WHAT IS EXPECTED
Output exactly the lines from the line containing "What Plotly code" through the line containing "import plotly.graph_objects as go", inclusive, and omit any pictures.

INFORMATION SUPPLIED
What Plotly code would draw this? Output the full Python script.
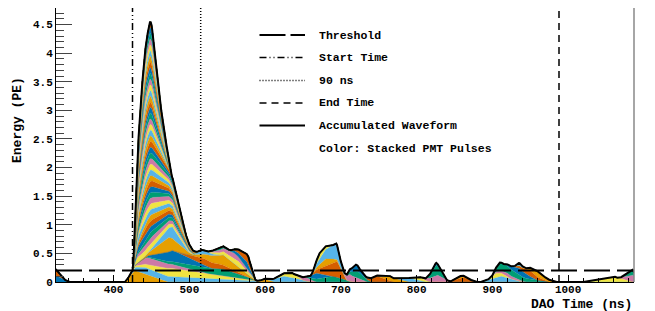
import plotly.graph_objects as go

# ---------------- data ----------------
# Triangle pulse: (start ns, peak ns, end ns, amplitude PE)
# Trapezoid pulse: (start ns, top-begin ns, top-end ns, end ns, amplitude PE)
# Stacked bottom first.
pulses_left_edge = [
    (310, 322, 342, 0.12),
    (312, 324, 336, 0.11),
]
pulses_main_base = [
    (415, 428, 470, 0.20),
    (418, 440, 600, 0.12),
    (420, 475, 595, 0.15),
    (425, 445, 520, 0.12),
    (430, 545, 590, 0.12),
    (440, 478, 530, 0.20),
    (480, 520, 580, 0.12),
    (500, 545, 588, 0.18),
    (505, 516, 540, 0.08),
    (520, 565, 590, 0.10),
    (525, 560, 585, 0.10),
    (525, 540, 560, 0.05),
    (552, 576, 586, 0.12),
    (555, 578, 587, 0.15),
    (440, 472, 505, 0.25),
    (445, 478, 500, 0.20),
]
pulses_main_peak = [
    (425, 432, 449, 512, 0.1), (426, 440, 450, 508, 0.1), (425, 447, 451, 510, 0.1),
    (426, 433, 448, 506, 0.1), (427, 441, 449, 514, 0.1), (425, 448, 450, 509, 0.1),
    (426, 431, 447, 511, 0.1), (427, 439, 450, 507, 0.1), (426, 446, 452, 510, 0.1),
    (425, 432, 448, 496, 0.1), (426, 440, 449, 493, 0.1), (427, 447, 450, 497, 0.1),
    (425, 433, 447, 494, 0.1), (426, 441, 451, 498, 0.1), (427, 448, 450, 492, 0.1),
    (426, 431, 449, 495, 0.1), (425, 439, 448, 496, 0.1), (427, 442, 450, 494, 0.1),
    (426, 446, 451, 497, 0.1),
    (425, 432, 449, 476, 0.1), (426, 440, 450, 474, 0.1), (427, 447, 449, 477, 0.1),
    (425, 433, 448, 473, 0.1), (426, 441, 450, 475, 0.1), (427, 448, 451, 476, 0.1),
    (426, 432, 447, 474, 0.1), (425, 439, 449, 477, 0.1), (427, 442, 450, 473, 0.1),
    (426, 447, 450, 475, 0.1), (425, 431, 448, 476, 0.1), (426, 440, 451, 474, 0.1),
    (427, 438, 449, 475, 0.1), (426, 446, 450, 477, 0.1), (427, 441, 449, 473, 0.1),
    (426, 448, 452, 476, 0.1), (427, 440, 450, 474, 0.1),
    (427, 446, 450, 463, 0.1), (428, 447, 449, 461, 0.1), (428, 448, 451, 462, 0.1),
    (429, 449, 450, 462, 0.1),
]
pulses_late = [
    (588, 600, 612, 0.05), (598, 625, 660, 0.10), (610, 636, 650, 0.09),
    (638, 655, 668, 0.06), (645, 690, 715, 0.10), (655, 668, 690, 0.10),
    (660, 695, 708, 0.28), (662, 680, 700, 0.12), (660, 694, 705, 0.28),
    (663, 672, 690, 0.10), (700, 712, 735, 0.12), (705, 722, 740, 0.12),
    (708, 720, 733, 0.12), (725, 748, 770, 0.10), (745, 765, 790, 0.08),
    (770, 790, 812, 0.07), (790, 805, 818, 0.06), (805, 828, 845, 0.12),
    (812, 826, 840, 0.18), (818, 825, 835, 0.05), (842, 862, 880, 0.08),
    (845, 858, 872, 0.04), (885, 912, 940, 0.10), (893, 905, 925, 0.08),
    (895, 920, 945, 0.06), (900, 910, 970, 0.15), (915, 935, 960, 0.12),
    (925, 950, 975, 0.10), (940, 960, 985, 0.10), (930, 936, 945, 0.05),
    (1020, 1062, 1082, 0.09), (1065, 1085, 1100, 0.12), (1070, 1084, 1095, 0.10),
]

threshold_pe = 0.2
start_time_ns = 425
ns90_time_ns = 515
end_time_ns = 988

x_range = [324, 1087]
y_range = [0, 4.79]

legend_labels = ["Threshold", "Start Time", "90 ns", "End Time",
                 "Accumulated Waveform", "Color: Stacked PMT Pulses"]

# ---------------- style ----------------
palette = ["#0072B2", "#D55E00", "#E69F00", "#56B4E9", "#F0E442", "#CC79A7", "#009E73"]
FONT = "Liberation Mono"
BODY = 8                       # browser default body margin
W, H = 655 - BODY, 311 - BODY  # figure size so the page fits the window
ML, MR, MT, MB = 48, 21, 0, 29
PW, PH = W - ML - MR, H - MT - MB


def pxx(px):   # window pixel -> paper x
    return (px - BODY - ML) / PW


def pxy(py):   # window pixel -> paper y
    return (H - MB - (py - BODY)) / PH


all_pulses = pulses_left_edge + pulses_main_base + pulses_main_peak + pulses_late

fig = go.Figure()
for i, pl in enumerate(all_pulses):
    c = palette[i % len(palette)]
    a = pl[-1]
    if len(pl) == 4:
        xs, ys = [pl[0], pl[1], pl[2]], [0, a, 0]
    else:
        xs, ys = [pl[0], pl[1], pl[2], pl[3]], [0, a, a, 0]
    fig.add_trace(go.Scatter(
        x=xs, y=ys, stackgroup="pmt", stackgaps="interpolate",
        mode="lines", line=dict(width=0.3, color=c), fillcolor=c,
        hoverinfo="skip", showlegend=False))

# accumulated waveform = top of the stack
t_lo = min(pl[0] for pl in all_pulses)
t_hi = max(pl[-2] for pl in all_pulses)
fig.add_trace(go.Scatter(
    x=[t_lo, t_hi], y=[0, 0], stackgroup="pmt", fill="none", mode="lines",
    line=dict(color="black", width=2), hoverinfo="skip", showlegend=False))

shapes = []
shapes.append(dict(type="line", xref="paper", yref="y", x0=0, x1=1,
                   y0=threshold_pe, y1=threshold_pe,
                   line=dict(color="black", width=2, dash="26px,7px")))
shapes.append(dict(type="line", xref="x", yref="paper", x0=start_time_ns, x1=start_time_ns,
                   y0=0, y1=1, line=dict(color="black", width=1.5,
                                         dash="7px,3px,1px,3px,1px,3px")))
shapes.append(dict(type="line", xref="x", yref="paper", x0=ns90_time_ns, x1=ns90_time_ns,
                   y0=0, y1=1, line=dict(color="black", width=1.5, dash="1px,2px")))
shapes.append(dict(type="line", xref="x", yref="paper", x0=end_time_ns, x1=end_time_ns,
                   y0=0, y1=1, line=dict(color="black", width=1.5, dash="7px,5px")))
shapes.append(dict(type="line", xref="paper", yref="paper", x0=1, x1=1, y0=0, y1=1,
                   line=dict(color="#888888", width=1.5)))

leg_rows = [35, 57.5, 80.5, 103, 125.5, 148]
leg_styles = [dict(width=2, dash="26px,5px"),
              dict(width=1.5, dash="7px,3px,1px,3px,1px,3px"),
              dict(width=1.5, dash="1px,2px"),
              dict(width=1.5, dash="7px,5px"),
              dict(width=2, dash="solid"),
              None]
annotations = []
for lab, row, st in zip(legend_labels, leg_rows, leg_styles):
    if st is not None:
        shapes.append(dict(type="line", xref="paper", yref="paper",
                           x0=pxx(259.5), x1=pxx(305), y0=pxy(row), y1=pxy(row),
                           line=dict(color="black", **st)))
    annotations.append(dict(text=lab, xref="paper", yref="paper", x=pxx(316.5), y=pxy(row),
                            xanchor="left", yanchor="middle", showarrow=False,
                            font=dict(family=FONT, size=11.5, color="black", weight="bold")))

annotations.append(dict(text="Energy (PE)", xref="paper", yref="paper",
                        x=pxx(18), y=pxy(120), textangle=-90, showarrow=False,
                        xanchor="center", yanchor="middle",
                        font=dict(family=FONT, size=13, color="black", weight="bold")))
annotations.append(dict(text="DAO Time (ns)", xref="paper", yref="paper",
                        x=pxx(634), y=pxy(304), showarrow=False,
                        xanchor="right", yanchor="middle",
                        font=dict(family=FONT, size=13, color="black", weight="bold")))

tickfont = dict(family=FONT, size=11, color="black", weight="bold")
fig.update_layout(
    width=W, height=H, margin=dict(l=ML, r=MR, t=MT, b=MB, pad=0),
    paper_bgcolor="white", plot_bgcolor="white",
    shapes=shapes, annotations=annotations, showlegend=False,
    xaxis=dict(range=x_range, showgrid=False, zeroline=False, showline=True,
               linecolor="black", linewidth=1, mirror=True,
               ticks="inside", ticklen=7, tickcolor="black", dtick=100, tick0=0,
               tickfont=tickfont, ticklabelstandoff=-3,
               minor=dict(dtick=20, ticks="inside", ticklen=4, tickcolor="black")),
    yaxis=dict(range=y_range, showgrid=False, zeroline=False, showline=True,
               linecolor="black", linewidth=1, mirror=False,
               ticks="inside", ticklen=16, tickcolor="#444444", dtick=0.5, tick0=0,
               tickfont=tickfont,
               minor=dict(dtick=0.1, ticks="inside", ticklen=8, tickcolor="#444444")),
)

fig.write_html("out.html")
---
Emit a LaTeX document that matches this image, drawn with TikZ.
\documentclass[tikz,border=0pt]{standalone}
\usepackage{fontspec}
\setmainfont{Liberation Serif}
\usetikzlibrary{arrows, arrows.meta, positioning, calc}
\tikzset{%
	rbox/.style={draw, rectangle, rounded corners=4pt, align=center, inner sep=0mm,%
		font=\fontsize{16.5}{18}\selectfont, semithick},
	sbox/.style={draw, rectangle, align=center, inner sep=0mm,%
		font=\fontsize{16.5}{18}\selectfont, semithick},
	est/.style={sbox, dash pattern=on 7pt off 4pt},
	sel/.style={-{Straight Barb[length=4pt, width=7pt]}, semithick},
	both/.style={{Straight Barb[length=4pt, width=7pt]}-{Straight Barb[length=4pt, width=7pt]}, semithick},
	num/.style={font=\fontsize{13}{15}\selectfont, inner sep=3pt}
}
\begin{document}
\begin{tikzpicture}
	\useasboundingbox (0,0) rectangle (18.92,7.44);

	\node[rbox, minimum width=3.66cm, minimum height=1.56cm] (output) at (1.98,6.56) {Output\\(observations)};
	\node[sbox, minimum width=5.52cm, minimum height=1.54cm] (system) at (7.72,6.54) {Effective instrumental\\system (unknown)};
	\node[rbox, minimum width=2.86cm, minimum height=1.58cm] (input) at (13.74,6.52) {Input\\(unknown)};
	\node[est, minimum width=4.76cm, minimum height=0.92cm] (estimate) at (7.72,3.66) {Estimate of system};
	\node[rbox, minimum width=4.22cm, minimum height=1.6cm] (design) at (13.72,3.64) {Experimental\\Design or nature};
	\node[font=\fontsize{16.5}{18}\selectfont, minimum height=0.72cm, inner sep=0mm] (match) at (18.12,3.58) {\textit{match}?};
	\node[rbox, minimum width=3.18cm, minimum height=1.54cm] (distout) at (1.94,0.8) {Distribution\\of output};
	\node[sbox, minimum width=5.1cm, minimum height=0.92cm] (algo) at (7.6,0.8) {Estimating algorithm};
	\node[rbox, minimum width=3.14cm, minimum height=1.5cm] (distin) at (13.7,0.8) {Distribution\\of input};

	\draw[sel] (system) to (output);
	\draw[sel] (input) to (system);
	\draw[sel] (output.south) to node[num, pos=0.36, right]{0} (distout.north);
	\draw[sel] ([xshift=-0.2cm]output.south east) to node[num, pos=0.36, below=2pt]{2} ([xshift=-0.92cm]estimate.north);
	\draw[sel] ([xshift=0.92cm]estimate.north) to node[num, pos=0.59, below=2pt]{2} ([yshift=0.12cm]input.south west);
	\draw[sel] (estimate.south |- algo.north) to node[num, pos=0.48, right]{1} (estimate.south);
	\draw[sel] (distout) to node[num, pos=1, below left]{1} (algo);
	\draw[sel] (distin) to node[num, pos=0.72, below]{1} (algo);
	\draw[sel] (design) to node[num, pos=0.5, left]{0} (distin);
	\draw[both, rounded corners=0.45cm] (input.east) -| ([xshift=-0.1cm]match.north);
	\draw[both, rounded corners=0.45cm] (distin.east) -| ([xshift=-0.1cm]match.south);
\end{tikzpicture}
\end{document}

RESPONSE TO THIS TASK
What Plotly code would draw this? Output the full Python script.
import plotly.graph_objects as go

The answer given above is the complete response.